Attempts to break the siege, such as breaching the barriers between Gaza and Egypt or building tunnels into Egypt have often been met with brute violence, by both the Israeli and Egyptian regimes, now two of the closest allies of the Obama regime in the region. In the West Bank, life is supposedly better, under the premiership of Fatah’s Salam Fayyad. Thomas Friedman, the prominent pro-Israel columnist for the New York Times, has even seen fit to speak of “Fayyadism” and “Green Shoots in Palestine.” In reality Fayyad, a former World Bank economist, is overseeing a policy of neo-liberalisation that is already leading to yawning gaps between rich and poor in Palestine. In Ramallah Yves Saint Laurent clothing stores and Starbucks-style coffee shops are springing up next to the refugee camps and UN aid missions. And it is precisely this deepening poverty that is so effectively exploited by Hamas.

And the policies currently pursued by the Israeli state are not all that different. On paper, Israel has a strong economy, one of the best in Asia, with a supposed average wage of close to $32,000. In reality, the Reaganite economic policies of the ruling Likud coalition have decimated living standards. The five hundred wealthiest Israelis have an estimated combined fortune of $26 billion and Israel has the largest number of NASDAQ-listed companies outside North America. Yet state-employed schoolteachers earn as little as $1700 a month, unemployment has stagnated continuously at about ten percent for some years and twenty percent of the population live in a state of poverty (defined as income of less than $600 a month). These are figures that worsen yearly. Reactionary parties, such as SHAS (The Worldwide Sephardic Association of Torah Keepers), ruthlessly exploit this poverty. However, like their counterparts in Hamas, such parties have no concrete solutions for economic misery other than to enflame religious and national hatred, while still pursuing the same neo-liberal policies as their opponents.

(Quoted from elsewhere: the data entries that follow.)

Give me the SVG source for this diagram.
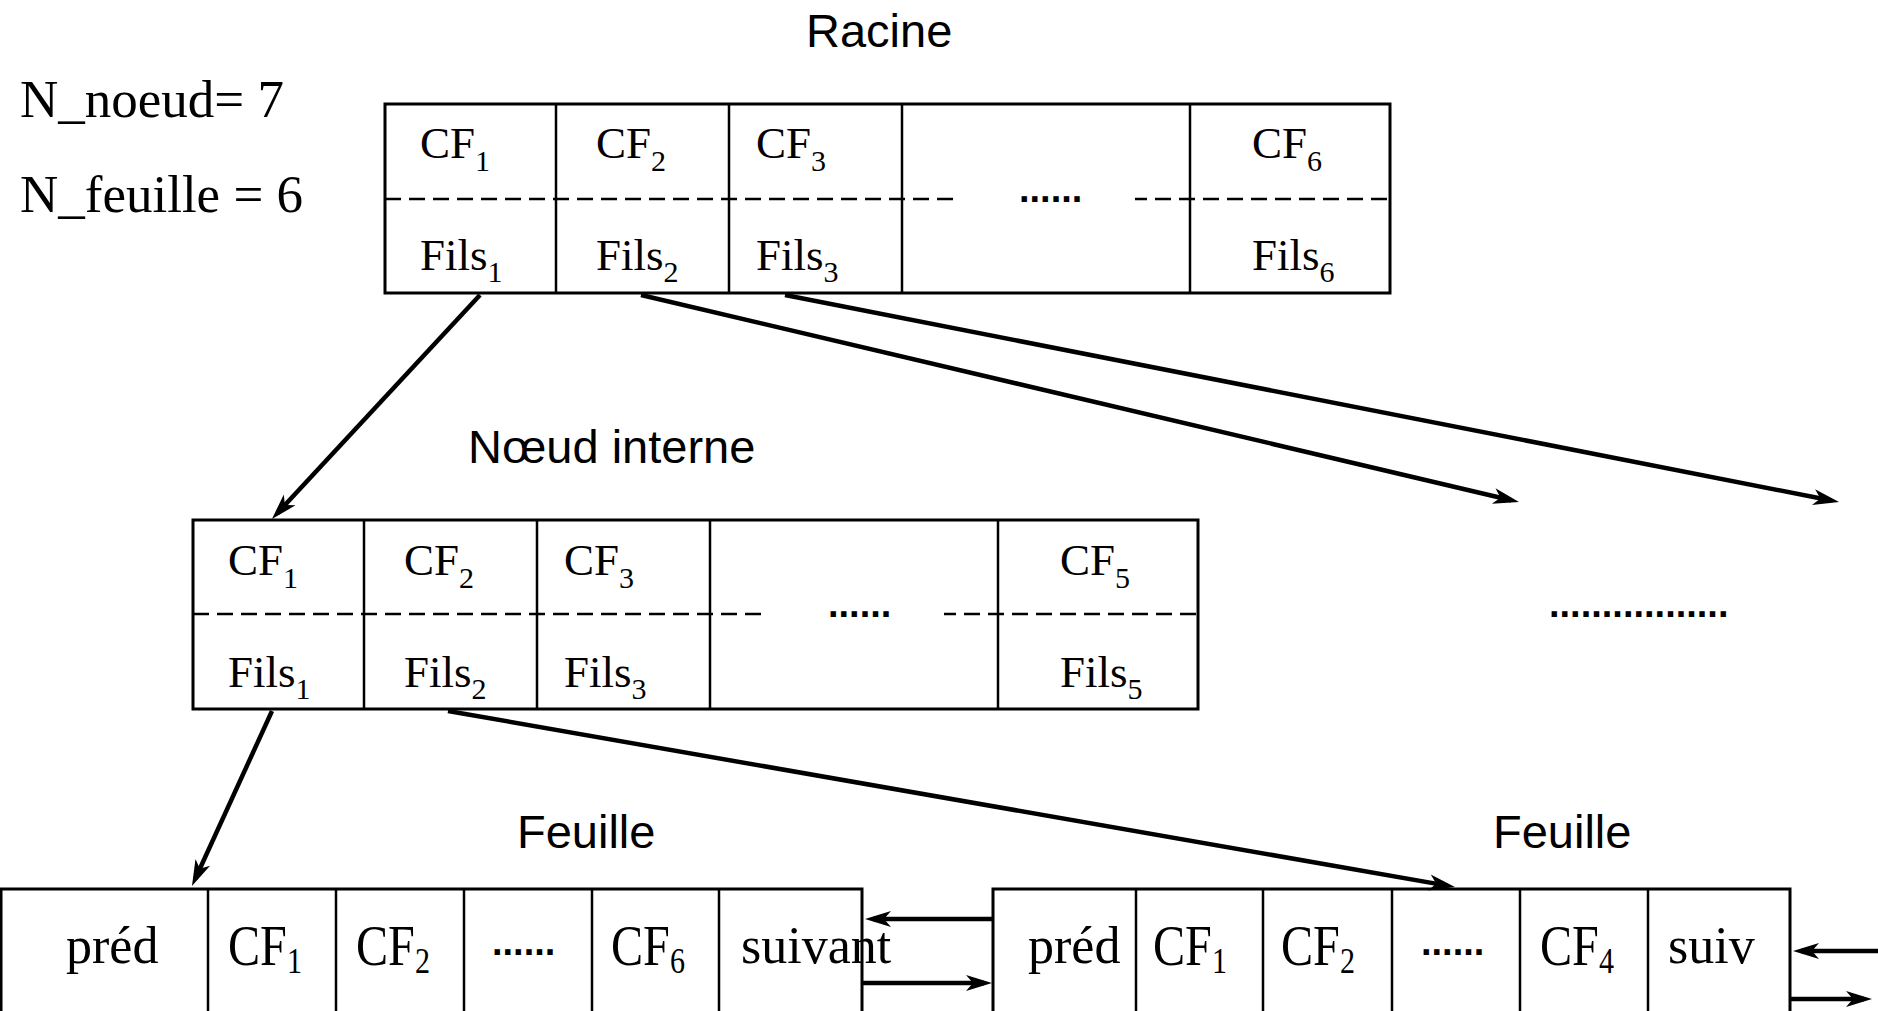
<svg xmlns="http://www.w3.org/2000/svg" width="1878" height="1011" viewBox="0 0 1878 1011">
<style>
.box{fill:none;stroke:#000;stroke-width:3}
.div{stroke:#000;stroke-width:2.5}
.dash{stroke:#000;stroke-width:2.5;stroke-dasharray:16 8}
.conn{stroke:#000;stroke-width:4.5;fill:none;marker-end:url(#ah)}
.t{font-family:"Liberation Serif","Times New Roman",serif;fill:#000}
.cf{font-size:45px}
.lcf{font-size:56px}
.sub{font-size:30px}
.lsub{font-size:35px}
.big{font-size:52px}
.info{font-size:53px}
.lbl{font-family:"Liberation Sans",Arial,sans-serif;font-size:47px;fill:#000}
.dots{font-family:"Liberation Sans",Arial,sans-serif;font-size:38px;font-weight:bold;fill:#000}
</style>
<defs>
<marker id="ah" markerUnits="userSpaceOnUse" markerWidth="30" markerHeight="20" viewBox="0 -10 30 20" refX="18" refY="0" orient="auto">
<path d="M0,-8 L26,0 L0,8 L7,0 Z" fill="#000"/>
</marker>
</defs>
<rect width="1878" height="1011" fill="#fff"/>

<g id="info">
<text class="t info" x="20" y="117">N_noeud= 7</text>
<text class="t info" x="20" y="212">N_feuille = 6</text>
</g>

<g id="racine">
<text class="lbl" x="806" y="47">Racine</text>
<rect class="box" x="385" y="104" width="1005" height="189"/>
<line class="div" x1="556" y1="104" x2="556" y2="293"/>
<line class="div" x1="729" y1="104" x2="729" y2="293"/>
<line class="div" x1="902" y1="104" x2="902" y2="293"/>
<line class="div" x1="1190" y1="104" x2="1190" y2="293"/>
<line class="dash" x1="385" y1="199" x2="958" y2="199"/>
<line class="dash" x1="1135" y1="199" x2="1390" y2="199" stroke-dashoffset="4"/>
<text class="dots" x="1019" y="202">......</text>
<text class="t cf" x="420" y="158">CF<tspan class="sub" dy="13">1</tspan></text>
<text class="t cf" x="596" y="158">CF<tspan class="sub" dy="13">2</tspan></text>
<text class="t cf" x="756" y="158">CF<tspan class="sub" dy="13">3</tspan></text>
<text class="t cf" x="1252" y="158">CF<tspan class="sub" dy="13">6</tspan></text>
<text class="t cf" x="420" y="270">Fils<tspan class="sub" dy="12">1</tspan></text>
<text class="t cf" x="596" y="270">Fils<tspan class="sub" dy="12">2</tspan></text>
<text class="t cf" x="756" y="270">Fils<tspan class="sub" dy="12">3</tspan></text>
<text class="t cf" x="1252" y="270">Fils<tspan class="sub" dy="12">6</tspan></text>
</g>

<g id="noeud-interne">
<text class="lbl" x="468" y="463">Nœud interne</text>
<rect class="box" x="193" y="520" width="1005" height="189"/>
<line class="div" x1="364" y1="520" x2="364" y2="709"/>
<line class="div" x1="537" y1="520" x2="537" y2="709"/>
<line class="div" x1="710" y1="520" x2="710" y2="709"/>
<line class="div" x1="998" y1="520" x2="998" y2="709"/>
<line class="dash" x1="193" y1="614" x2="767" y2="614"/>
<line class="dash" x1="944" y1="614" x2="1198" y2="614" stroke-dashoffset="4"/>
<text class="dots" x="828" y="617">......</text>
<text class="t cf" x="228" y="575">CF<tspan class="sub" dy="13">1</tspan></text>
<text class="t cf" x="404" y="575">CF<tspan class="sub" dy="13">2</tspan></text>
<text class="t cf" x="564" y="575">CF<tspan class="sub" dy="13">3</tspan></text>
<text class="t cf" x="1060" y="575">CF<tspan class="sub" dy="13">5</tspan></text>
<text class="t cf" x="228" y="687">Fils<tspan class="sub" dy="12">1</tspan></text>
<text class="t cf" x="404" y="687">Fils<tspan class="sub" dy="12">2</tspan></text>
<text class="t cf" x="564" y="687">Fils<tspan class="sub" dy="12">3</tspan></text>
<text class="t cf" x="1060" y="687">Fils<tspan class="sub" dy="12">5</tspan></text>
</g>

<g id="autres">
<text class="dots" x="1549" y="617">.................</text>
</g>

<g id="feuille-1">
<text class="lbl" x="517" y="848">Feuille</text>
<rect class="box" x="1" y="889" width="861" height="150"/>
<line class="div" x1="208" y1="889" x2="208" y2="1011"/>
<line class="div" x1="336" y1="889" x2="336" y2="1011"/>
<line class="div" x1="464" y1="889" x2="464" y2="1011"/>
<line class="div" x1="592" y1="889" x2="592" y2="1011"/>
<line class="div" x1="719" y1="889" x2="719" y2="1011"/>
<text class="t big" x="66" y="963">préd</text>
<text class="t lcf" transform="translate(228,965) scale(0.86,1)">CF<tspan class="lsub" dy="8">1</tspan></text>
<text class="t lcf" transform="translate(356,965) scale(0.86,1)">CF<tspan class="lsub" dy="8">2</tspan></text>
<text class="dots" x="492" y="955">......</text>
<text class="t lcf" transform="translate(611,965) scale(0.86,1)">CF<tspan class="lsub" dy="8">6</tspan></text>
<text class="t big" x="741" y="963">suivant</text>
</g>

<g id="feuille-2">
<text class="lbl" x="1493" y="848">Feuille</text>
<rect class="box" x="993" y="889" width="797" height="150"/>
<line class="div" x1="1136" y1="889" x2="1136" y2="1011"/>
<line class="div" x1="1263" y1="889" x2="1263" y2="1011"/>
<line class="div" x1="1392" y1="889" x2="1392" y2="1011"/>
<line class="div" x1="1520" y1="889" x2="1520" y2="1011"/>
<line class="div" x1="1648" y1="889" x2="1648" y2="1011"/>
<text class="t big" x="1028" y="963">préd</text>
<text class="t lcf" transform="translate(1153,965) scale(0.86,1)">CF<tspan class="lsub" dy="8">1</tspan></text>
<text class="t lcf" transform="translate(1281,965) scale(0.86,1)">CF<tspan class="lsub" dy="8">2</tspan></text>
<text class="dots" x="1421" y="955">......</text>
<text class="t lcf" transform="translate(1540,965) scale(0.86,1)">CF<tspan class="lsub" dy="8">4</tspan></text>
<text class="t big" x="1668" y="963">suiv</text>
</g>

<g id="connecteurs">
<line class="conn" x1="480" y1="295" x2="277.4" y2="513.1"/>
<line class="conn" x1="641" y1="295" x2="1511.2" y2="500.2"/>
<line class="conn" x1="785" y1="295" x2="1831.2" y2="500.5"/>
<line class="conn" x1="272" y1="711" x2="195.3" y2="878.7"/>
<line class="conn" x1="448" y1="711" x2="1447.1" y2="885.6"/>
<line class="conn" x1="993" y1="919" x2="873" y2="919"/>
<line class="conn" x1="863" y1="983" x2="984" y2="983"/>
<line class="conn" x1="1878" y1="951" x2="1801" y2="951"/>
<line class="conn" x1="1790" y1="999" x2="1864" y2="999"/>
</g>
</svg>
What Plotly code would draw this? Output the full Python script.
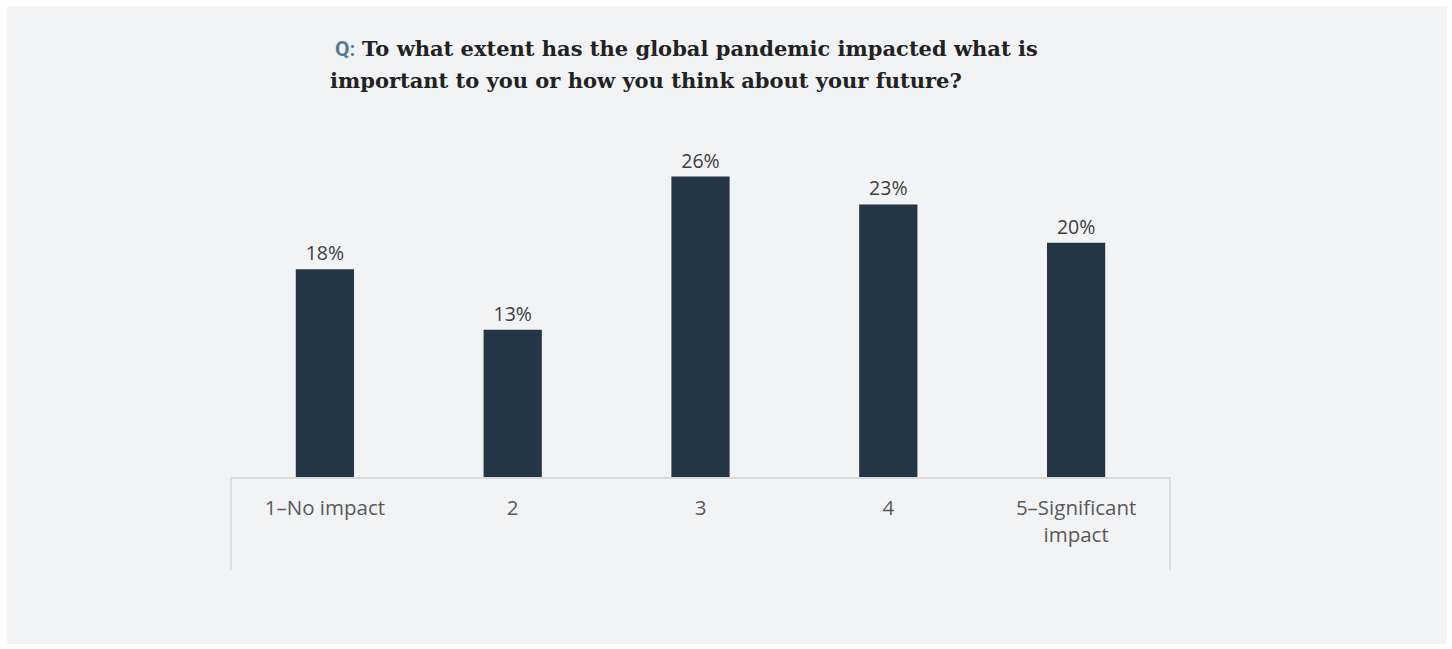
import plotly.graph_objects as go

categories = ["1–No impact", "2", "3", "4", "5–Significant<br>impact"]
values = [17.9, 12.7, 25.9, 23.5, 20.2]
labels = ["18%", "13%", "26%", "23%", "20%"]

W, H = 1452, 649
L, R, T, B = 231, 1170, 120, 477
pw, ph = R - L, B - T

def px(x):
    return (x - L) / pw

def py(y):
    return (B - y) / ph

fig = go.Figure(go.Bar(
    x=categories, y=values, text=labels, textposition="outside",
    textfont=dict(family="Open Sans, sans-serif", size=19.5, color="#404040"),
    marker=dict(color="#243546", line=dict(width=0)),
    width=0.31, cliponaxis=False,
))

fig.update_layout(
    width=W, height=H,
    margin=dict(l=L, r=W - R, t=T, b=H - B),
    paper_bgcolor="white", plot_bgcolor="rgba(0,0,0,0)",
    showlegend=False,
    xaxis=dict(showline=True, linecolor="#d9d9d9", linewidth=1.5,
               tickfont=dict(family="Open Sans, sans-serif", size=20.5, color="#595959"),
               ticks="", ticklabelstandoff=12),
    yaxis=dict(visible=False, range=[0, ph / 11.6]),
    shapes=[
        dict(type="rect", xref="paper", yref="paper", x0=px(7), x1=px(1447),
             y0=py(644), y1=py(6), fillcolor="#f2f3f5", line=dict(width=0), layer="below"),
        dict(type="line", xref="paper", yref="paper", x0=0, x1=0, y0=0, y1=py(570),
             line=dict(color="#d9d9d9", width=1.5)),
        dict(type="line", xref="paper", yref="paper", x0=1, x1=1, y0=0, y1=py(570),
             line=dict(color="#d9d9d9", width=1.5)),
    ],
    annotations=[
        dict(xref="paper", yref="paper", x=px(333), y=py(48), xanchor="left", yanchor="middle",
             showarrow=False, align="left",
             text="<span style='color:#4f7d96;font-family:Roboto, sans-serif'><b>Q:</b></span> <b>To what extent has the global pandemic impacted what is</b>",
             font=dict(family="DejaVu Serif, serif", size=21, color="#222222")),
        dict(xref="paper", yref="paper", x=px(328), y=py(81), xanchor="left", yanchor="middle",
             showarrow=False, align="left",
             text="<b>important to you or how you think about your future?</b>",
             font=dict(family="DejaVu Serif, serif", size=21, color="#222222")),
    ],
)

fig.write_html("out.html")
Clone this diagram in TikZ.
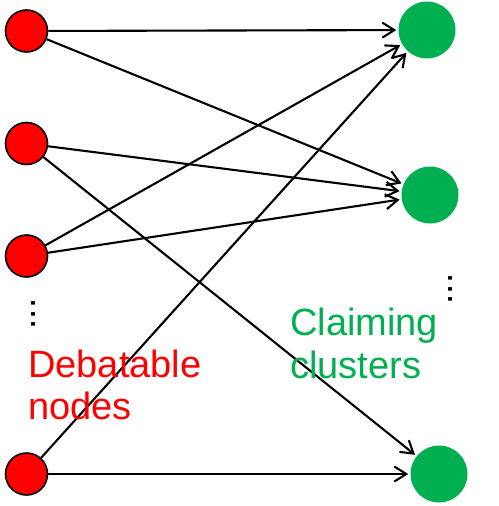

Despite the great hopes invested in him, the changes needed to build peace in Israel-Palestine are not changes Obama is willing to bring about. As shown by his escalation of the war in Afghanistan, the more things change with Obama, the more they remain exactly the same. The Democrats are now pursuing the same foreign policy goals of the Republicans since the Democrats ultimately represent the same big business and neo-imperialist interests, albeit with a slightly more humane veneer. It’s the politics of Coke and Pepsi. There are solutions to the Israel-Palestine conflict but a party so in thrall to capitalism and the crude pursuit of power won’t bring them about.